На этот разрыв, эти полюса Сережа мне открыл глаза, я как-то сама не вникала, не задумывалась. Он сообщил обо мне своей маме, Зое Крахмальниковой, диссидентке открытой, демонстративной, и та, по его словам, чуть в обморок не упала: как, с кем связался ее сын?! С кем же? Сережа разъяснил, доходчиво.
Мы побеседовали на тему, кто есть кто, не договорились, друг друга ни в чем не убедили. И тут Сережа, помолчав, изрек: все равно я на тебе женюсь! Я обомлела: чего, он на мне женится?
На грани замужества я буду потом не раз, но никогда, никто, как забулдыга-Сережа, не отнесется столь трепетно, столь серьезно, с таким волнением к посещению моей мамы, с намерением попросить руки ее дочери.
Мы поднимались в лифте на наш седьмой этаж, Сережа достал носовой платок, – диво дивное, чистый, отглаженный, – промокнув пот со лба. И я испугалась, впервые осознав, что будет, что нас ждет, во что мы оба влипаем, в безысходность, и рухнем, конечно, рухнем под обломками своих жалких, глупых, юных иллюзий.
Мама улыбалась. Сережа навытяжку стоял, как новобранец перед маршалом. Мама протянула ему руку, он пожал, мама, все так же улыбаясь, произнесла: «У вас ладонь влажная, липкая, хвораете?»
Да, надо отдать должное, мама, с колоссальным самообладанием, умела словами убивать. А уж спасая дочь, постаралась, все заранее взвесив, обдумав, выстроив мастерски мизансцену. Сережа еще постигал актерское ремесло, мама достигла в нем виртуозности, с отличной закалкой – жизнь научила.
Ну, собственно, и все. Любовь может угасать, сменяться равнодушием, но может и моментально в противоположность свою обращаться – ненависть, лютую, с зарядом столь же мощным, как был в любви.
Сережа запил, что называется, по-черному, не просыхая. До того сдерживался ради меня, А потом из-за меня сокрушал себя, мне опять же мстя за пережитое, с его гордостью нестерпимое, унижение. Мстил изобретательно, а я точно оглохла, ослепла, утратила полностью чувствительность, что еще больше распаляло его ярость.

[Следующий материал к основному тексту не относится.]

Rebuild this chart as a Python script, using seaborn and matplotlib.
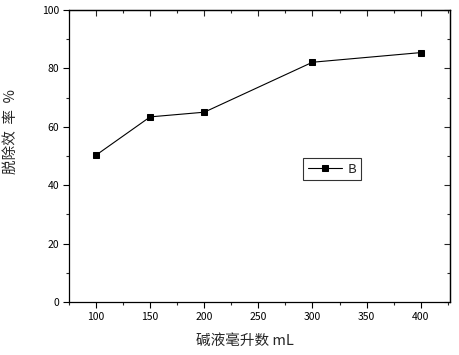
import matplotlib
matplotlib.use("Agg")
import matplotlib.pyplot as plt
import seaborn as sns
import pandas as pd
from matplotlib.ticker import MultipleLocator

volume_ml = [100, 150, 200, 300, 400]
removal_pct = [50.3, 63.4, 65.0, 82.1, 85.4]
series_name = "B"

sns.set_theme(style="white")
plt.rcParams['font.family'] = ['Noto Sans CJK SC', 'DejaVu Sans']

df = pd.DataFrame({"x": volume_ml, "y": removal_pct, "s": series_name})

fig = plt.figure(figsize=(4.6, 3.55), dpi=100)
ax = fig.add_axes([0.150, 0.149, 0.828, 0.823])
sns.lineplot(data=df, x="x", y="y", hue="s", palette=["black"], marker="s",
             markersize=5, linewidth=0.8, markeredgecolor="black", ax=ax)

ax.set_xlim(75, 427)
ax.set_ylim(0, 100)
ax.xaxis.set_major_locator(MultipleLocator(50))
ax.xaxis.set_minor_locator(MultipleLocator(25))
ax.yaxis.set_major_locator(MultipleLocator(20))
ax.yaxis.set_minor_locator(MultipleLocator(10))
ax.tick_params(which="major", direction="out", length=4, width=0.8, labelsize=7.5,
               colors="black", left=True, bottom=True, pad=3)
ax.tick_params(which="minor", direction="out", length=2.5, width=0.8, left=True, bottom=True)
for s in ax.spines.values():
    s.set_color("black")
    s.set_linewidth(0.9)

top = ax.secondary_xaxis("top")
top.xaxis.set_major_locator(MultipleLocator(50))
top.xaxis.set_minor_locator(MultipleLocator(25))
top.tick_params(which="major", direction="in", length=4, width=0.8, labeltop=False)
top.tick_params(which="minor", direction="in", length=2.5, width=0.8)
top.spines["top"].set_linewidth(0.9)
right = ax.secondary_yaxis("right")
right.yaxis.set_major_locator(MultipleLocator(20))
right.yaxis.set_minor_locator(MultipleLocator(10))
right.tick_params(which="major", direction="in", length=4, width=0.8, labelright=False)
right.tick_params(which="minor", direction="in", length=2.5, width=0.8)
right.spines["right"].set_linewidth(0.9)

ax.set_xlabel("碱液毫升数 mL", fontsize=10.5)
ax.set_ylabel("脱除效  率  %", fontsize=10.5)
ax.xaxis.label.set_va("center")
ax.yaxis.label.set_va("center")
ax.xaxis.set_label_coords((245 - 69) / 381, (302 - 341) / 292)
ax.yaxis.set_label_coords((11 - 69) / 381, (302 - 131) / 292)

leg = ax.legend(loc="center left", bbox_to_anchor=((303 - 69) / 381, (302 - 169) / 292),
                frameon=True, fancybox=False, edgecolor="black", fontsize=9.5,
                handlelength=2.6, borderpad=0.35, handletextpad=0.45, borderaxespad=0)
leg.get_frame().set_linewidth(0.8)

fig.savefig("out.png", dpi=100)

Мы все же довольно хорошо успели друг друга узнать, понять, и то, что при своей взрывчатости, самолюбии, и тоже, как у него, дикой гордыни, переношу его выходки с мне уж никак не свойственным смирением, вызывало в нем бешенство зверя, в клетку запертого, в неистовство впавшего перед истуканом, коим являлась, в которого превратилась я.
Замызганные подъезды, коммуналки, набитые пьяным сбродом, где я непонятно в качестве кого его сопровождала, куда он меня вверг, упиваясь собственным распадом. Где он пел, рычал, хрипел под гитару, что однажды в какой-то подворотне должна была опуститься мне на голову.
Но в постоянной поддаче он ослабел, а я, сильная, к тому же до края им доведенная, перехватила, сжала его запястье, отчеканив: «Хватит, Сережа, хватит, и с меня, и с тебя довольно, понятно?»
Тут-то он за мной побежал, что-то мычал, кричал. Не имело значения. Сережи не стало, сгинул, растворился с рванью, отребьем. Я виновата? Виновата. Перед ним – да. Но хуже было бы, если перед самой собой.
Завершилось? Ан нет. То, что вовсе перестает быть интересным нам, людям, жизнь-жизнявка, по выражению нашей дочери, неведомо где, у кого его подхватившей, находит повод, чтобы изжитое снова, еще раз под нос сунуть, хохоча издевательски, с подтекстом, расшифровывать который нет ни охоты, ни нужды.
Иду по улице Горького, Тверской нынче, и в обрыве у площади, где памятник Юрию Долгорукому, меня окликают. Оборачиваюсь. Незнакомец какой-то подходит. Голос, лишь голос. "Трамвай «Желание», «Стеклянный зверинец», «Двое на качелях», «Кто боится Вирджинию Вульф?».